Eat rich, eat right for Chinese New Year

Have your luck and eat it, too.

That's the philosophy behind traditional Chinese New Year's dishes, which are loaded with symbolic meaning auguring prosperity for the coming year.

Want to live long? Eat long noodles — just be sure not to cut them.

Need a bit more in the bank? Serve fish, the Chinese name for which sounds like the word for surplus.

And don't forget dumplings, which also symbolize prosperity and are traditionally eaten late on the eve of the New Year.

The Year of the Rabbit starts with the big "reunion dinner" on New Year's Eve — Feb. 2 this year — a meal reserved for family and resonant with culinary customs.

Carolyn Jung, a San Francisco Bay food writer who blogs at www.foodgal.com, remembers sitting at the table as the youngest of her family, and only girl, helping her mom fold dumplings by hand and "waiting eagerly for her to pan fry them or boil them so that we could dig in."

Chinese New Year is celebrated in many parts of the world that have sizable populations of Chinese immigrants, and other Asian cultures have similar celebrations. With so many people involved, the

customs aren't uniform, though the hope for a prosperous new year is a constant.

The festival lasts 15 days, with some days set aside for visiting and other rituals. It wraps up with a Lantern Festival on the final night.

For Patricia Tanumihardja, who grew up in Singapore and is of Chinese and Indonesian descent, the holiday means eating pineapple tarts, which can take different forms but generally call for a luscious pineapple jam stuffed into flaky pastry.

"Every year that was the one thing I wanted to eat," says Tanumihardja, author of "The Asian Grandmothers Cookbook."
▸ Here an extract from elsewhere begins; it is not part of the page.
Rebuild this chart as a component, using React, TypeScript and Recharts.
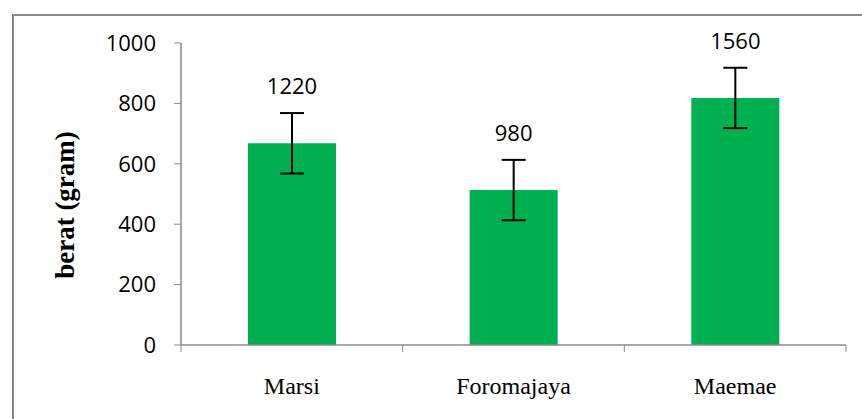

This is the time when luxury ingredients such as shrimp or abalone shine and fish is served whole to symbolize plenty. Serving whole poultry also is a sign of family unity and Tanumihardja sometimes makes a whole braised duck for a holiday meal.

In Singapore, a raw fish salad is served in restaurants with the ingredients kept separate on a large plate or tray. Before they eat, diners stand and toss the salad as high as they can saying auspicious words like "Every year we'll have prosperity."

As a kid, Jung saw Chinese New Year as mostly about the food — and the red envelopes filled with crisp dollar bills that are handed out to children. She spent the money and kept the brightly decorated envelopes, keeping them neatly stowed away in a drawer.

As she grew up, the holiday became more about family. These days she often makes her mom's tomato beef chow mein, a blend of east and west cooking styles typical in Chinese-American kitchens.

"I remember so many times peeking over her shoulder as she crisped up the noodles in the pan," says Jung, who would sneak noodles right out of the pan until she was shooed away.

Jung's mother passed away some years ago, and a lot of her recipes are gone, "but this was one that I did get her to write down."

The recipe isn't strictly orthodox New Year's fare, but the noodles symbolize the traditional wish for long life.

And making a dish in memory of her mother fits Jung's grown-up perspective on the holiday.

"As I get older and the family gets larger with significant others and kids and people moving away, it's one of the holidays where we really make an effort to gather and to see each other and catch up."

And those red envelopes come in handy, too. These days she fills them with crisp bills of her own and gives them away to her nieces.